## Provided material:

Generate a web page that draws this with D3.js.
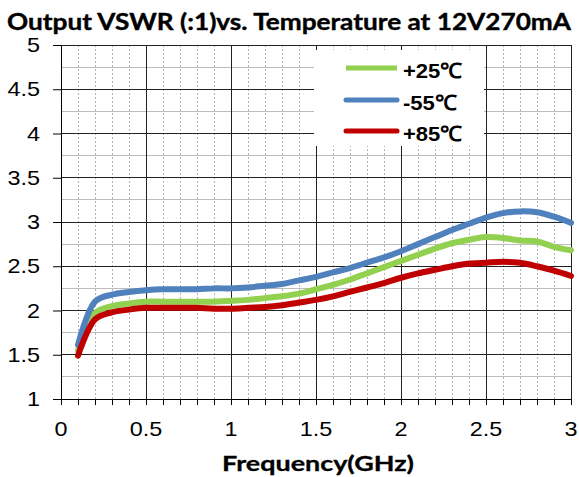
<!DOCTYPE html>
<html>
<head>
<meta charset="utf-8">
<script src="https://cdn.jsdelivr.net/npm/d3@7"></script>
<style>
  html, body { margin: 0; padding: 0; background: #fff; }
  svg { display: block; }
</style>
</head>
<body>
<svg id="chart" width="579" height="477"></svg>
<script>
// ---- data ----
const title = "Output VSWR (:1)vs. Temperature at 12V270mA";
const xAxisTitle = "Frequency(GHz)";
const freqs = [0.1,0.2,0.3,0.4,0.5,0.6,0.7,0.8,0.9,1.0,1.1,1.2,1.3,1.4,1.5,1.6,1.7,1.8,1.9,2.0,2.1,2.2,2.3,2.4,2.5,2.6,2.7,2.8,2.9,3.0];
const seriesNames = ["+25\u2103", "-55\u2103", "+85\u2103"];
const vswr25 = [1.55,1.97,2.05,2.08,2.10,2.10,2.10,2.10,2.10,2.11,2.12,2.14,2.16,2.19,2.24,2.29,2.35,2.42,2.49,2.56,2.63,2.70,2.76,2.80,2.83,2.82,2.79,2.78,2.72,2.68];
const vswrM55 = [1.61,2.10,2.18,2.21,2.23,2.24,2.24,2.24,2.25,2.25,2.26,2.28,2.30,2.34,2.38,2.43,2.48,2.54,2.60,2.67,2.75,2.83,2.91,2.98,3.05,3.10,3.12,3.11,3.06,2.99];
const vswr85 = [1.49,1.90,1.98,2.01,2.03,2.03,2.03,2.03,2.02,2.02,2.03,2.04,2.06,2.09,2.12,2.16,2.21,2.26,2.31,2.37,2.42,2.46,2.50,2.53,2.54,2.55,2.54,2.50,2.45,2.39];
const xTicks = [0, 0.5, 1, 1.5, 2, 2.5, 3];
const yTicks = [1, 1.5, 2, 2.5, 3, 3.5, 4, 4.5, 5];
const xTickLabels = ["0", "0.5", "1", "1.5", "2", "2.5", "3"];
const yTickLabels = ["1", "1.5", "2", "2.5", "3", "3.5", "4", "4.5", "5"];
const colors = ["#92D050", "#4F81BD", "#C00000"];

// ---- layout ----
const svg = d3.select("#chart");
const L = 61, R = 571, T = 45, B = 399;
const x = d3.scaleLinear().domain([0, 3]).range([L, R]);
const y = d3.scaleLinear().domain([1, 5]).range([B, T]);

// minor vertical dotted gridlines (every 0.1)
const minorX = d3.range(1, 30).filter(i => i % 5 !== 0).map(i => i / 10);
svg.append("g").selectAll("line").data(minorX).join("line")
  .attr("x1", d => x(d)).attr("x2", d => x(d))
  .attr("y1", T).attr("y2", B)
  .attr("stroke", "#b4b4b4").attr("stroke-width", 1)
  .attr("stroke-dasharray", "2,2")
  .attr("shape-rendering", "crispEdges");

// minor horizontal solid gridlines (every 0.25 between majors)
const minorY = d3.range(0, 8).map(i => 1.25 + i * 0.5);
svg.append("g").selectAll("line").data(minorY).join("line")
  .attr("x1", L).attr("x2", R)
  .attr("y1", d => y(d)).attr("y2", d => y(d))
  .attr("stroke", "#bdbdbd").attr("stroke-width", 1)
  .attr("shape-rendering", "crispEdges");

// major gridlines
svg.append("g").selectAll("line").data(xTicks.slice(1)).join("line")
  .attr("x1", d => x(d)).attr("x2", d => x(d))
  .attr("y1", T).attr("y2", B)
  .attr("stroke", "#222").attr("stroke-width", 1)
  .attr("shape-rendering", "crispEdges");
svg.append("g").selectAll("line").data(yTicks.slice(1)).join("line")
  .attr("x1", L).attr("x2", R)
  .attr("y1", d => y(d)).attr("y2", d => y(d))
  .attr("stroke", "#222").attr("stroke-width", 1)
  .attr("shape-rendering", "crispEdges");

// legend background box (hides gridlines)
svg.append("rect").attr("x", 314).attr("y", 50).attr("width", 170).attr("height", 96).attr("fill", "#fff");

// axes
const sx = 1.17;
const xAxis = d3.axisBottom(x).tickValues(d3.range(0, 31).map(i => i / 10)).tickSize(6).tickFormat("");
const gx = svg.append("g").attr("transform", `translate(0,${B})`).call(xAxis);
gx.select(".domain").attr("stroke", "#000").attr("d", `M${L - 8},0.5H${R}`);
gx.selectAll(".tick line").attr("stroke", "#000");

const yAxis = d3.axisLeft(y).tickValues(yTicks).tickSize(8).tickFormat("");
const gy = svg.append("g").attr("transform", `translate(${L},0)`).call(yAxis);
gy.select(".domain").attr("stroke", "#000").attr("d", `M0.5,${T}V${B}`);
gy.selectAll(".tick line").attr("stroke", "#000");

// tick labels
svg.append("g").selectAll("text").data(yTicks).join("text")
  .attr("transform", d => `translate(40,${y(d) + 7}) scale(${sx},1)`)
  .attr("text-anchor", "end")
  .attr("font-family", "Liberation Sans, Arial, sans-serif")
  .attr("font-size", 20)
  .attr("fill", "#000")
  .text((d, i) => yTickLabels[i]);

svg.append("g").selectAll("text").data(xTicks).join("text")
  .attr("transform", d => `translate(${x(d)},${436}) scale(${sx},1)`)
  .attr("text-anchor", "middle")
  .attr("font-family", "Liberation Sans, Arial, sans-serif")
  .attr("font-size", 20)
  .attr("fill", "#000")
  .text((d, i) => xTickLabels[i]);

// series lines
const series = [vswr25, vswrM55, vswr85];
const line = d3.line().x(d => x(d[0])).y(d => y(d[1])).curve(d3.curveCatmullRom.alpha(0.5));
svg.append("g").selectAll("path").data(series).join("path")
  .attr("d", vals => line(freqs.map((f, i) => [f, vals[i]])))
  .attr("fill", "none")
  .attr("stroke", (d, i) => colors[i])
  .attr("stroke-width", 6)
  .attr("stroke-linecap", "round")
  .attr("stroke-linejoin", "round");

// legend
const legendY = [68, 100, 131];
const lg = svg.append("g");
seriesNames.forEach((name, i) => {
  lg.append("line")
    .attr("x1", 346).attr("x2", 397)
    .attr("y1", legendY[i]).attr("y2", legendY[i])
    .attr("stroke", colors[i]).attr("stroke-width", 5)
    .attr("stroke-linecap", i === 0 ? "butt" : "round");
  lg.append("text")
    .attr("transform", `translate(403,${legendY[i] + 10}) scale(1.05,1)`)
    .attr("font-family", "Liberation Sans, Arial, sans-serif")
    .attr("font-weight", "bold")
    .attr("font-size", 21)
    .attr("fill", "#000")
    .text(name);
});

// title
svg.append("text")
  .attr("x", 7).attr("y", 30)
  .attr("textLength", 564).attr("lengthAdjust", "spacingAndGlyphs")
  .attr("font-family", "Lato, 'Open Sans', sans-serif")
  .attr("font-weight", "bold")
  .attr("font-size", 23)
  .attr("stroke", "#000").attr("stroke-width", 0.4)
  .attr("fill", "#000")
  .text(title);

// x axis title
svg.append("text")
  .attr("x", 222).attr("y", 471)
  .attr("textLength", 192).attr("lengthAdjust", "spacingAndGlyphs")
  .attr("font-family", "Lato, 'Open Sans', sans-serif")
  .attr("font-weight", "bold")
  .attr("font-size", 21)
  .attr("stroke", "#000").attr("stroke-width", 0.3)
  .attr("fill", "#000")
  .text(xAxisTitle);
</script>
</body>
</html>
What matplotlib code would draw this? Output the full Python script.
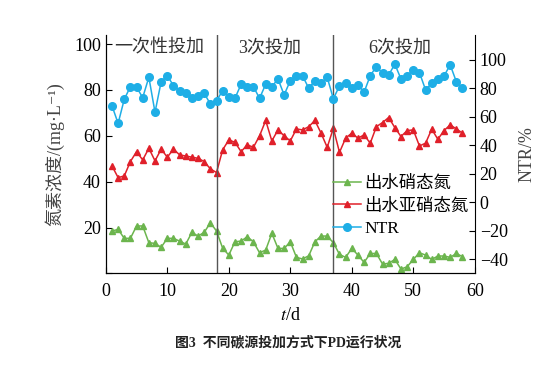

## Job:
Without including any pictures, print each record exactly.

## Written answer:
Generate a web page that draws this with D3.js.
<!DOCTYPE html>
<html>
<head>
<meta charset="utf-8">
<script src="https://cdn.jsdelivr.net/npm/d3@7"></script>
<style>
  html, body { margin: 0; padding: 0; background: #fff; }
  svg { display: block; }
</style>
</head>
<body>
<svg id="chart" width="579" height="477"></svg>
<script>
// ---- data ----
const title = "Output VSWR (:1)vs. Temperature at 12V270mA";
const xAxisTitle = "Frequency(GHz)";
const freqs = [0.1,0.2,0.3,0.4,0.5,0.6,0.7,0.8,0.9,1.0,1.1,1.2,1.3,1.4,1.5,1.6,1.7,1.8,1.9,2.0,2.1,2.2,2.3,2.4,2.5,2.6,2.7,2.8,2.9,3.0];
const seriesNames = ["+25\u2103", "-55\u2103", "+85\u2103"];
const vswr25 = [1.55,1.97,2.05,2.08,2.10,2.10,2.10,2.10,2.10,2.11,2.12,2.14,2.16,2.19,2.24,2.29,2.35,2.42,2.49,2.56,2.63,2.70,2.76,2.80,2.83,2.82,2.79,2.78,2.72,2.68];
const vswrM55 = [1.61,2.10,2.18,2.21,2.23,2.24,2.24,2.24,2.25,2.25,2.26,2.28,2.30,2.34,2.38,2.43,2.48,2.54,2.60,2.67,2.75,2.83,2.91,2.98,3.05,3.10,3.12,3.11,3.06,2.99];
const vswr85 = [1.49,1.90,1.98,2.01,2.03,2.03,2.03,2.03,2.02,2.02,2.03,2.04,2.06,2.09,2.12,2.16,2.21,2.26,2.31,2.37,2.42,2.46,2.50,2.53,2.54,2.55,2.54,2.50,2.45,2.39];
const xTicks = [0, 0.5, 1, 1.5, 2, 2.5, 3];
const yTicks = [1, 1.5, 2, 2.5, 3, 3.5, 4, 4.5, 5];
const xTickLabels = ["0", "0.5", "1", "1.5", "2", "2.5", "3"];
const yTickLabels = ["1", "1.5", "2", "2.5", "3", "3.5", "4", "4.5", "5"];
const colors = ["#92D050", "#4F81BD", "#C00000"];

// ---- layout ----
const svg = d3.select("#chart");
const L = 61, R = 571, T = 45, B = 399;
const x = d3.scaleLinear().domain([0, 3]).range([L, R]);
const y = d3.scaleLinear().domain([1, 5]).range([B, T]);

// minor vertical dotted gridlines (every 0.1)
const minorX = d3.range(1, 30).filter(i => i % 5 !== 0).map(i => i / 10);
svg.append("g").selectAll("line").data(minorX).join("line")
  .attr("x1", d => x(d)).attr("x2", d => x(d))
  .attr("y1", T).attr("y2", B)
  .attr("stroke", "#b4b4b4").attr("stroke-width", 1)
  .attr("stroke-dasharray", "2,2")
  .attr("shape-rendering", "crispEdges");

// minor horizontal solid gridlines (every 0.25 between majors)
const minorY = d3.range(0, 8).map(i => 1.25 + i * 0.5);
svg.append("g").selectAll("line").data(minorY).join("line")
  .attr("x1", L).attr("x2", R)
  .attr("y1", d => y(d)).attr("y2", d => y(d))
  .attr("stroke", "#bdbdbd").attr("stroke-width", 1)
  .attr("shape-rendering", "crispEdges");

// major gridlines
svg.append("g").selectAll("line").data(xTicks.slice(1)).join("line")
  .attr("x1", d => x(d)).attr("x2", d => x(d))
  .attr("y1", T).attr("y2", B)
  .attr("stroke", "#222").attr("stroke-width", 1)
  .attr("shape-rendering", "crispEdges");
svg.append("g").selectAll("line").data(yTicks.slice(1)).join("line")
  .attr("x1", L).attr("x2", R)
  .attr("y1", d => y(d)).attr("y2", d => y(d))
  .attr("stroke", "#222").attr("stroke-width", 1)
  .attr("shape-rendering", "crispEdges");

// legend background box (hides gridlines)
svg.append("rect").attr("x", 314).attr("y", 50).attr("width", 170).attr("height", 96).attr("fill", "#fff");

// axes
const sx = 1.17;
const xAxis = d3.axisBottom(x).tickValues(d3.range(0, 31).map(i => i / 10)).tickSize(6).tickFormat("");
const gx = svg.append("g").attr("transform", `translate(0,${B})`).call(xAxis);
gx.select(".domain").attr("stroke", "#000").attr("d", `M${L - 8},0.5H${R}`);
gx.selectAll(".tick line").attr("stroke", "#000");

const yAxis = d3.axisLeft(y).tickValues(yTicks).tickSize(8).tickFormat("");
const gy = svg.append("g").attr("transform", `translate(${L},0)`).call(yAxis);
gy.select(".domain").attr("stroke", "#000").attr("d", `M0.5,${T}V${B}`);
gy.selectAll(".tick line").attr("stroke", "#000");

// tick labels
svg.append("g").selectAll("text").data(yTicks).join("text")
  .attr("transform", d => `translate(40,${y(d) + 7}) scale(${sx},1)`)
  .attr("text-anchor", "end")
  .attr("font-family", "Liberation Sans, Arial, sans-serif")
  .attr("font-size", 20)
  .attr("fill", "#000")
  .text((d, i) => yTickLabels[i]);

svg.append("g").selectAll("text").data(xTicks).join("text")
  .attr("transform", d => `translate(${x(d)},${436}) scale(${sx},1)`)
  .attr("text-anchor", "middle")
  .attr("font-family", "Liberation Sans, Arial, sans-serif")
  .attr("font-size", 20)
  .attr("fill", "#000")
  .text((d, i) => xTickLabels[i]);

// series lines
const series = [vswr25, vswrM55, vswr85];
const line = d3.line().x(d => x(d[0])).y(d => y(d[1])).curve(d3.curveCatmullRom.alpha(0.5));
svg.append("g").selectAll("path").data(series).join("path")
  .attr("d", vals => line(freqs.map((f, i) => [f, vals[i]])))
  .attr("fill", "none")
  .attr("stroke", (d, i) => colors[i])
  .attr("stroke-width", 6)
  .attr("stroke-linecap", "round")
  .attr("stroke-linejoin", "round");

// legend
const legendY = [68, 100, 131];
const lg = svg.append("g");
seriesNames.forEach((name, i) => {
  lg.append("line")
    .attr("x1", 346).attr("x2", 397)
    .attr("y1", legendY[i]).attr("y2", legendY[i])
    .attr("stroke", colors[i]).attr("stroke-width", 5)
    .attr("stroke-linecap", i === 0 ? "butt" : "round");
  lg.append("text")
    .attr("transform", `translate(403,${legendY[i] + 10}) scale(1.05,1)`)
    .attr("font-family", "Liberation Sans, Arial, sans-serif")
    .attr("font-weight", "bold")
    .attr("font-size", 21)
    .attr("fill", "#000")
    .text(name);
});

// title
svg.append("text")
  .attr("x", 7).attr("y", 30)
  .attr("textLength", 564).attr("lengthAdjust", "spacingAndGlyphs")
  .attr("font-family", "Lato, 'Open Sans', sans-serif")
  .attr("font-weight", "bold")
  .attr("font-size", 23)
  .attr("stroke", "#000").attr("stroke-width", 0.4)
  .attr("fill", "#000")
  .text(title);

// x axis title
svg.append("text")
  .attr("x", 222).attr("y", 471)
  .attr("textLength", 192).attr("lengthAdjust", "spacingAndGlyphs")
  .attr("font-family", "Lato, 'Open Sans', sans-serif")
  .attr("font-weight", "bold")
  .attr("font-size", 21)
  .attr("stroke", "#000").attr("stroke-width", 0.3)
  .attr("fill", "#000")
  .text(xAxisTitle);
</script>
</body>
</html>
What matplotlib code would draw this? Output the full Python script.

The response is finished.